----- RECORDED DATA -----
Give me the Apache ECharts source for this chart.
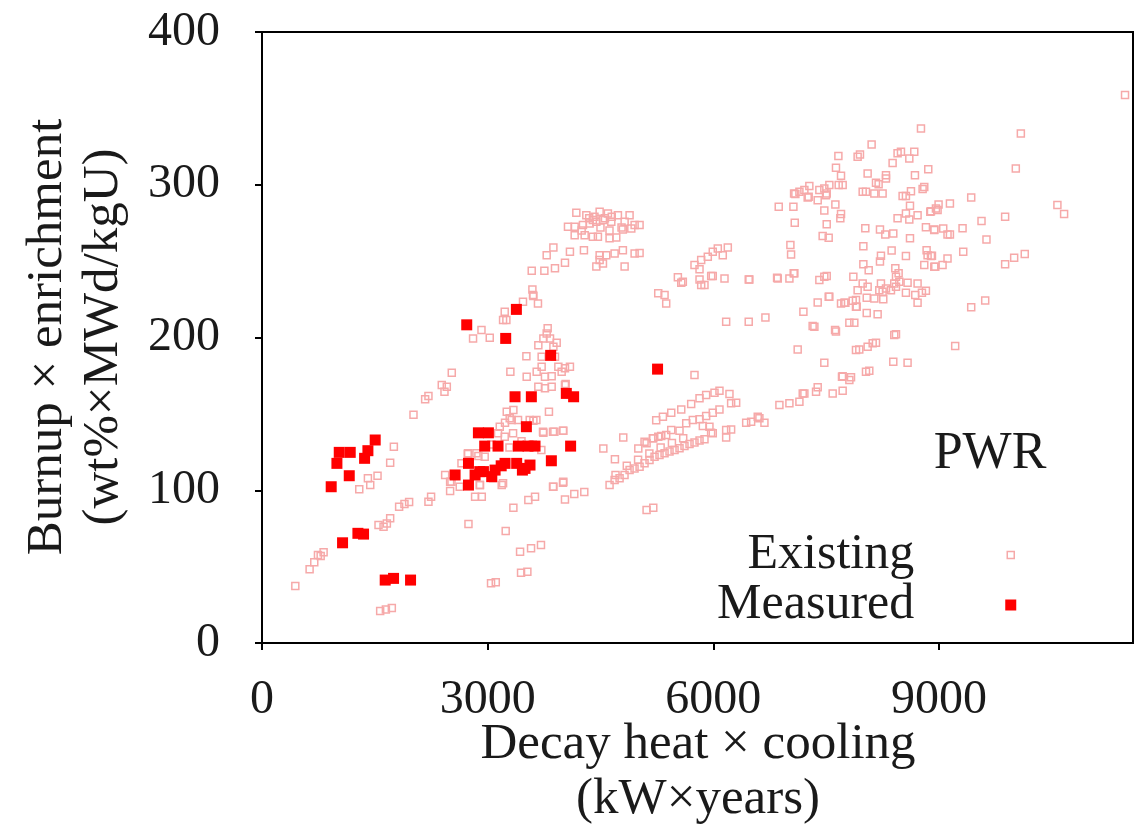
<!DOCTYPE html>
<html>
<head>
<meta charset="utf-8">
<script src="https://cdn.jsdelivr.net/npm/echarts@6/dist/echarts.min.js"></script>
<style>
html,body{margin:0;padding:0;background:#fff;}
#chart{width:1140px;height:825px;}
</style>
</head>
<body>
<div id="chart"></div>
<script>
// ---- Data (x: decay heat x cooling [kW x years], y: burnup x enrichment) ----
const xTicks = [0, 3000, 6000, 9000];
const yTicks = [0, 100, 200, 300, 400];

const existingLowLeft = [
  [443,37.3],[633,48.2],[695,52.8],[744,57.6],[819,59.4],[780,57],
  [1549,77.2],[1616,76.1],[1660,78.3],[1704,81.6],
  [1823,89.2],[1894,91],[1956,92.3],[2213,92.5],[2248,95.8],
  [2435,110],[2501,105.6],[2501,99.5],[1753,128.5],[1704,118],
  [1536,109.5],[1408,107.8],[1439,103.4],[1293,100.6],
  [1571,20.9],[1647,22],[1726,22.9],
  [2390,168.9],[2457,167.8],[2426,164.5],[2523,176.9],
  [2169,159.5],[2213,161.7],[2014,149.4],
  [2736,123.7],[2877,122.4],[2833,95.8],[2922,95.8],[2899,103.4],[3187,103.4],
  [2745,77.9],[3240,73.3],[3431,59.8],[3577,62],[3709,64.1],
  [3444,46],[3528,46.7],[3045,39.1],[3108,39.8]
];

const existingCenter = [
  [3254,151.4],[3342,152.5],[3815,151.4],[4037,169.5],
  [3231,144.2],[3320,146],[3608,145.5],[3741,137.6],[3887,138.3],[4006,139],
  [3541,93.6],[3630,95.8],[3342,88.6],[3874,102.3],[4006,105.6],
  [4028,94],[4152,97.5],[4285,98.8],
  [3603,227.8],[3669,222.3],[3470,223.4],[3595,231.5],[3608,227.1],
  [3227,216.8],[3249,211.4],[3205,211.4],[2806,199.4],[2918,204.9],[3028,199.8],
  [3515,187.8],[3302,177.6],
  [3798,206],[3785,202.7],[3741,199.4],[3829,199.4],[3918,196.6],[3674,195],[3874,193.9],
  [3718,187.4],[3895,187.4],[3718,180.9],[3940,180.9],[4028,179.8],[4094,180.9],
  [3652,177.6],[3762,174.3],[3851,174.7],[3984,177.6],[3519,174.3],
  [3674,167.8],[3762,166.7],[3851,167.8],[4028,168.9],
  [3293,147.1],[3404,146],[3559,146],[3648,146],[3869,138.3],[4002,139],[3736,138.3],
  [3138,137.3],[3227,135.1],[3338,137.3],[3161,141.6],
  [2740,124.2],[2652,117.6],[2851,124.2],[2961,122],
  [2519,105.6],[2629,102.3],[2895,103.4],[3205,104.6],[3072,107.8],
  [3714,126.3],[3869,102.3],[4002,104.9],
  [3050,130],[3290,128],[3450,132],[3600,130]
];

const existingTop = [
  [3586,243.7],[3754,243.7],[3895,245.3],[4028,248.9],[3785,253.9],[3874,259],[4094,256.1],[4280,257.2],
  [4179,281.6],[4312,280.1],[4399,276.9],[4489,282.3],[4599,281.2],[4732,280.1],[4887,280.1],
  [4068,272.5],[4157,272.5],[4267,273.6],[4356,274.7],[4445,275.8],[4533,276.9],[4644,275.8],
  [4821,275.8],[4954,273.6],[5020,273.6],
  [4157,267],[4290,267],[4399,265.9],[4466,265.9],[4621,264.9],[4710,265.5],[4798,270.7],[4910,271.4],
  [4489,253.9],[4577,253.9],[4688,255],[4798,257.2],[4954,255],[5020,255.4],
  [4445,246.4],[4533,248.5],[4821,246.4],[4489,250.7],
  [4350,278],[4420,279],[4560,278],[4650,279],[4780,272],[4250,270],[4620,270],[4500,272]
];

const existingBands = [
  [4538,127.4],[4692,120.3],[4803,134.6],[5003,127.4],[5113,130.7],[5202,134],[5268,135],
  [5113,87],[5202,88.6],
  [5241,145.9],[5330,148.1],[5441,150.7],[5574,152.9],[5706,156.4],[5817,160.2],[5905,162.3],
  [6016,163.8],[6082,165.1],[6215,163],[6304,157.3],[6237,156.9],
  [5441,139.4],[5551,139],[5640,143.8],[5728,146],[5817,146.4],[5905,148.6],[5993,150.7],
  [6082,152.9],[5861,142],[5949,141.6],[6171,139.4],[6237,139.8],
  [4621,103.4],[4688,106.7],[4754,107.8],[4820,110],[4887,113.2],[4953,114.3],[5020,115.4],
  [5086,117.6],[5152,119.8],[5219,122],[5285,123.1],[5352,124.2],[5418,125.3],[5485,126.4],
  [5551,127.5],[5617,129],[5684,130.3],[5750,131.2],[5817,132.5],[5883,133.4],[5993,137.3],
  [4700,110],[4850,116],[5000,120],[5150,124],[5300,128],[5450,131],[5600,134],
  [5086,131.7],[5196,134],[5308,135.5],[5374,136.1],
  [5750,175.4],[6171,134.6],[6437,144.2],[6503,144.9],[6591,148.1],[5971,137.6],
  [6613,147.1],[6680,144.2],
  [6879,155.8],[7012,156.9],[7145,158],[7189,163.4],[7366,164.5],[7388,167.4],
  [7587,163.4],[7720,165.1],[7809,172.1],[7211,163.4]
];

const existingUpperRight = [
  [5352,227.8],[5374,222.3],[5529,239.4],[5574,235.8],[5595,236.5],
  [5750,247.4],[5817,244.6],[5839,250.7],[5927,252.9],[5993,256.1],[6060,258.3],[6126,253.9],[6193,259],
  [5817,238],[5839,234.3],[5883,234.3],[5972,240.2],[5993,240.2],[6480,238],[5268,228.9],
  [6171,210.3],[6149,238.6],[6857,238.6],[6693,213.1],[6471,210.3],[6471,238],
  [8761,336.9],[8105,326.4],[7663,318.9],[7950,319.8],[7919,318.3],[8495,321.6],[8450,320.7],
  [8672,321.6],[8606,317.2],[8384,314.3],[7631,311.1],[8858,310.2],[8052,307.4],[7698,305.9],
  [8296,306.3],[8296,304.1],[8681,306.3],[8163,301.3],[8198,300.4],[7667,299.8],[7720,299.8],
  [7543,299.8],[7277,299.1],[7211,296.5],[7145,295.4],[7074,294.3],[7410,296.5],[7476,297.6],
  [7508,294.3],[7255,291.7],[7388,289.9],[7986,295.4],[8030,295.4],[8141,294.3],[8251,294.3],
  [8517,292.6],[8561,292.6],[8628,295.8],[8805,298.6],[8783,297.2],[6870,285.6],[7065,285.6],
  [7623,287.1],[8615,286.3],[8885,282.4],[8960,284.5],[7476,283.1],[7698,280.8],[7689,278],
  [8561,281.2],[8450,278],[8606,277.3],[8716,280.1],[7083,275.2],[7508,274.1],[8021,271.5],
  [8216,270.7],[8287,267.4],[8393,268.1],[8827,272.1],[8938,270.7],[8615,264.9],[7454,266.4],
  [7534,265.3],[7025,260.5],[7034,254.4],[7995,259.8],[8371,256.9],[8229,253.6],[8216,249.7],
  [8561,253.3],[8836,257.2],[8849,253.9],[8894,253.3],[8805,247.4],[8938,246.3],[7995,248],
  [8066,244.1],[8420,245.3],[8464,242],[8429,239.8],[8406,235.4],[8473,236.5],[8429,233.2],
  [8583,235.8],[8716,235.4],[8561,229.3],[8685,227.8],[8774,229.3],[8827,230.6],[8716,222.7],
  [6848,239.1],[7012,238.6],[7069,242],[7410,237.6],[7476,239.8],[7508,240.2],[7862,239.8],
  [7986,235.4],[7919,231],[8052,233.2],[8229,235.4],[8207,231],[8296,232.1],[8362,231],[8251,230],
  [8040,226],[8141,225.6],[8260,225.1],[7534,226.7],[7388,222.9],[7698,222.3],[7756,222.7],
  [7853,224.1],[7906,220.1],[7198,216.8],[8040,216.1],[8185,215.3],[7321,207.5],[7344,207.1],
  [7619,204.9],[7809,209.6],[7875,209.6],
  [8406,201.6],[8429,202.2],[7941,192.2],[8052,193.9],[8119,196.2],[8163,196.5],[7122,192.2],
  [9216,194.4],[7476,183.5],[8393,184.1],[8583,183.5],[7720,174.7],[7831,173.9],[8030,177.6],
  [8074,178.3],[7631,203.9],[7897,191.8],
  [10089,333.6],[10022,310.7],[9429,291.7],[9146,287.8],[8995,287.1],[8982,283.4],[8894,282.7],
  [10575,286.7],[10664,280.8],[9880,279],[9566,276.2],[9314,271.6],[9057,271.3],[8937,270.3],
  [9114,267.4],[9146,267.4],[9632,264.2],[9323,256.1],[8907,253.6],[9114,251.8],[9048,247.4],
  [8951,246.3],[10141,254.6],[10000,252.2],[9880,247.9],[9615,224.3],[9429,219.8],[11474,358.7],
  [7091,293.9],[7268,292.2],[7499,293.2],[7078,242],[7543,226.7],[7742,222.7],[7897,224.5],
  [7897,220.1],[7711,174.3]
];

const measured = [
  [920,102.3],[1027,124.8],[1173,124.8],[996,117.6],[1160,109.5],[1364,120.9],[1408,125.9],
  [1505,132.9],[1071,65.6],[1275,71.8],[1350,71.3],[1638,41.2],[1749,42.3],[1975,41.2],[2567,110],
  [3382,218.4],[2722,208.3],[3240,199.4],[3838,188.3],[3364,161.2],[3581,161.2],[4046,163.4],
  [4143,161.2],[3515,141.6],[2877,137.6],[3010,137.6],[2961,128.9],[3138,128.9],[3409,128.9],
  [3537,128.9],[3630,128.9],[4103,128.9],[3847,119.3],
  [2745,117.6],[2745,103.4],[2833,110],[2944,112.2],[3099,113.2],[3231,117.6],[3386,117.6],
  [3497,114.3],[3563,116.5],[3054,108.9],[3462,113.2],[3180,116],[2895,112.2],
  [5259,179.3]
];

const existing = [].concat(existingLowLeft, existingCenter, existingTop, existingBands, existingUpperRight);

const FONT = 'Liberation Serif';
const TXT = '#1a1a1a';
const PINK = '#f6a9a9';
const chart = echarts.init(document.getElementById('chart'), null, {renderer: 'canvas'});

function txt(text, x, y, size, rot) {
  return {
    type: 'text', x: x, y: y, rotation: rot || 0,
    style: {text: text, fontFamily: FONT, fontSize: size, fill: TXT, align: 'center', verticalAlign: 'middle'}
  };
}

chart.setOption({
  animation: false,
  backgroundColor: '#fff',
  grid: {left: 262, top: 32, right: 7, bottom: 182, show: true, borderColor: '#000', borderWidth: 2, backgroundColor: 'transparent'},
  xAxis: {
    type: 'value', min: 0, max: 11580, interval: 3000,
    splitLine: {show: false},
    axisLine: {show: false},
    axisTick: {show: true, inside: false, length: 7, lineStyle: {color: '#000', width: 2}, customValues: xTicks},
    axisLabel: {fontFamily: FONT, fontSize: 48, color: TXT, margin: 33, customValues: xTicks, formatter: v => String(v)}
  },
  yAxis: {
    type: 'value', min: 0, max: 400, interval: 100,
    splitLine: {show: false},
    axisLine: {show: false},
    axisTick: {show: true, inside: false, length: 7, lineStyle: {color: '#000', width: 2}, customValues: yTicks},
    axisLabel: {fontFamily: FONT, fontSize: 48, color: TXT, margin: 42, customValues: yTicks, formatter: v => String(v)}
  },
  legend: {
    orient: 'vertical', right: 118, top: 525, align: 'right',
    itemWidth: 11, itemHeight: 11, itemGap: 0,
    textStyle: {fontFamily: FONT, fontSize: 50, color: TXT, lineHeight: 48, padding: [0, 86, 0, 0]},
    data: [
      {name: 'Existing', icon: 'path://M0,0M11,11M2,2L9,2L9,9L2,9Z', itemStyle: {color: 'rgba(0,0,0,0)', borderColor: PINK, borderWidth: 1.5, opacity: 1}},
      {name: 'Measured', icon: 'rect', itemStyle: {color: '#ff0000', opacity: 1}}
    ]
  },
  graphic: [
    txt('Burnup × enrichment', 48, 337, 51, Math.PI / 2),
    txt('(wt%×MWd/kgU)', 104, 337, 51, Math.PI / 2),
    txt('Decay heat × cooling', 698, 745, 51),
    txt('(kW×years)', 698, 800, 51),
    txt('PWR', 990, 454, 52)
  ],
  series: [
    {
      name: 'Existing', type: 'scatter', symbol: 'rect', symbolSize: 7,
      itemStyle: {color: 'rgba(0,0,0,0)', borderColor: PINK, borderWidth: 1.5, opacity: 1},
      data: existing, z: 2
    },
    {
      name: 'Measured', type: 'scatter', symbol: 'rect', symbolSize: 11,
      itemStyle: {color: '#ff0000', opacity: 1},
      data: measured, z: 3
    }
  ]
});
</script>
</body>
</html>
-----
> [EXERCISE PROMPT] Up to and including the line with "const yTicks = [0, 100, 200, 300, 400];", copy the data above from its first line. Skip pictures.

> [WRITTEN SOLUTION]
Give me the Apache ECharts source for this chart.
<!DOCTYPE html>
<html>
<head>
<meta charset="utf-8">
<script src="https://cdn.jsdelivr.net/npm/echarts@6/dist/echarts.min.js"></script>
<style>
html,body{margin:0;padding:0;background:#fff;}
#chart{width:1140px;height:825px;}
</style>
</head>
<body>
<div id="chart"></div>
<script>
// ---- Data (x: decay heat x cooling [kW x years], y: burnup x enrichment) ----
const xTicks = [0, 3000, 6000, 9000];
const yTicks = [0, 100, 200, 300, 400];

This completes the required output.